Unexpected category in czech-cnec2.0-200831 model

ufal / nametag

NameTag: Named Entity Tagger

Mozilla Public License 2.0

38 stars 10 forks source link

Unexpected category in czech-cnec2.0-200831 model #13

Closed matyaskopp closed 3 years ago

matyaskopp commented 3 years ago

For this sentence:

Dobrý den, dámy a pánové, já bych si dovolil ještě navrhnout jednu změnu v pevném zařazení, a to konkrétně v bodu 68, sněmovní tisk 51, Výroční zprávy a účetní závěrky zdravotních pojišťoven za rok 2012, a to na pátek 14. 2. po bloku třetích čtení.

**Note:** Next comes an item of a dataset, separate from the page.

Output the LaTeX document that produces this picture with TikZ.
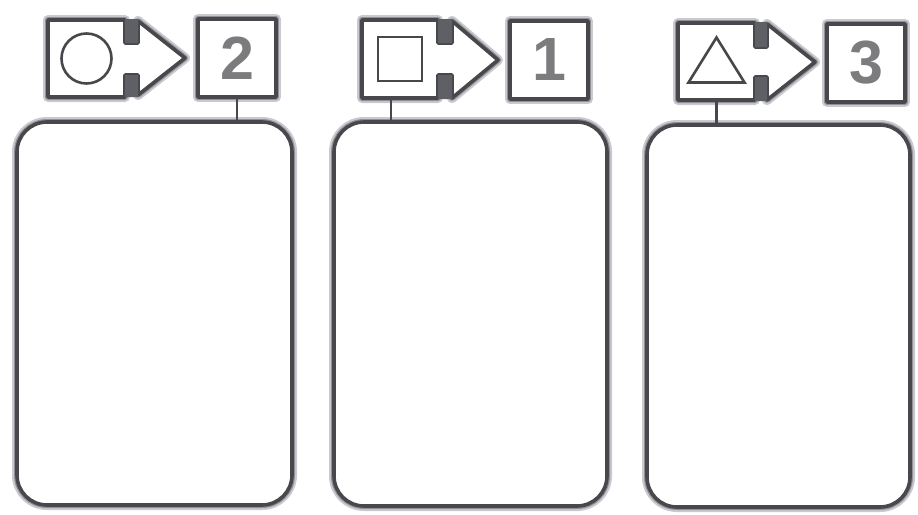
\documentclass[tikz,border=0pt]{standalone}
\usepackage{fontspec}
\newfontfamily\numfont{Liberation Sans}
\usetikzlibrary{calc}
\definecolor{linec}{HTML}{48484C}
\definecolor{numc}{HTML}{7C7C7E}
\definecolor{haloa}{HTML}{C8CAD0}
\definecolor{halob}{HTML}{909298}
\definecolor{notchc}{HTML}{5E6066}
\tikzset{
  frame/.style={draw=linec, line width=3.6pt, line join=round,
    preaction={draw=haloa, line width=10pt, line join=round},
    preaction={draw=halob, line width=6pt, line join=round}},
  panel/.style={frame, fill=white, rounded corners=30pt, inner sep=0pt},
  numbox/.style={frame, fill=white, rectangle, minimum width=78pt, minimum height=78pt, inner sep=0pt,
    font=\numfont\bfseries\fontsize{61}{61}\selectfont, text=numc},
  holder/.style={rectangle, draw=none, minimum width=77pt, minimum height=77pt, inner sep=0pt},
  notch/.style={fill=notchc, draw=none},
  sym/.style={draw=linec, line width=2.6pt, line join=miter},
  link/.style={draw=linec, line width=2.4pt}
}
\begin{document}
\begin{tikzpicture}[x=1pt,y=-1pt]
\useasboundingbox[fill=white] (0,0) rectangle (918,514);

% panels
\node[panel, minimum width=275pt, minimum height=383pt] (P1) at (154.5,313.5) {};
\node[panel, minimum width=273pt, minimum height=384pt] (P2) at (470.5,314) {};
\node[panel, minimum width=263pt, minimum height=382pt] (P3) at (778.5,316) {};

% tag 1
\draw[frame, fill=white] (48,20) -- (125,20) -- (125,43) -- (138,43) -- (138,21) -- (185,58)
  -- (138,95) -- (138,75) -- (125,75) -- (125,97) -- (48,97) -- cycle;
\path[notch] (125,19) rectangle (138,43) (125,75) rectangle (138,97);
\node[holder] (L1) at (86.5,58.5) {};
\draw[sym] (L1.center) circle (25pt);
\node[numbox] (N1) at (237,58) {2};

% tag 2
\draw[frame, fill=white] (362,20) -- (438,20) -- (438,43) -- (452,43) -- (452,21) -- (498,60)
  -- (452,98) -- (452,75) -- (438,75) -- (438,98) -- (362,98) -- cycle;
\path[notch] (438,19) rectangle (452,43) (438,75) rectangle (452,99);
\node[holder] (L2) at (400,59) {};
\draw[sym] ($(L2.center)+(-22,-22)$) rectangle ($(L2.center)+(22,22)$);
\node[numbox] (N2) at (549,60) {1};

% tag 3
\draw[frame, fill=white] (678,23) -- (755,23) -- (755,47) -- (767,47) -- (767,24) -- (815,62)
  -- (767,100) -- (767,77) -- (755,77) -- (755,100) -- (678,100) -- cycle;
\path[notch] (755,22) rectangle (767,47) (755,77) rectangle (767,101);
\node[holder] (L3) at (716.5,61.5) {};
\draw[sym] ($(L3.center)+(-28,21)$) -- ($(L3.center)+(0,-24)$) -- ($(L3.center)+(28,21)$) -- cycle;
\node[numbox] (N3) at (866,63) {3};

% connectors
\draw[link] (N1.south) -- (N1.south |- P1.north);
\draw[link] ($(L2.south)+(-9,0)$) coordinate (c2) -- (c2 |- P2.north);
\draw[link] (L3.south) -- (L3.south |- P3.north);
\end{tikzpicture}
\end{document}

nametag returns unexpected category C - Bibliography container, this category is not defined in https://ufal.mff.cuni.cz/~strakova/cnec2.0/ne-type-hierarchy.pdf

foxik commented 3 years ago

The referenced image describes only the entity types; apart from them, the hierarchy also includes container NEs, described in Chapter 2 of the technical report Ševčíková et al., 2007 referenced in CNEC 1/CNEC 2 description.

The container NEs are:

P for (complex) person names,
T for temporal expressions,
A for addresses,
C for bibliographic items

I agree the documentation on the web could mention them directly instead of referencing the report.

matyaskopp commented 3 years ago

Missing container types in the description is confusing. And "super-types" that are distinguished from container with capital letter too...

So if you can please rephrase this sentence: The corpus uses 46 named entity types, which can be nested. (https://ufal.mff.cuni.cz/nametag/2/models) Yes, it means that CNEC contains exactly 46 types that can be nested - it is true. It does not exclude the possibility of other types. But careless reader (me) expects that the sentence covers all possible entities.

stranak commented 3 years ago

I agree it would be better to clarify the model description:

The corpus uses 46 named entity types, which can be nested.

I would change it into something like this (using and modifying the paper in references):

The corpus uses 46 atomic named entity types, which can be embedded, e.g., the river name can be part of a name of a city as in <gu =Ústí nad <gh Labem>>). There are also 4 so-called contaner NEs: two or more NEs are parts of a container NE (e.g., two NEs, a first name and a surname, form together a person name container NE such as in <P >). The 4 container NEs are marked with a capital one-letter tag: P for (complex) person names, T for temporal expressions, A for addresses, and C for bibliographic items.

strakova commented 3 years ago

Thanks for your suggestions and sorry for the confusion. I explained the existence of the NE containers in both CNEC and NameTag2 documentations.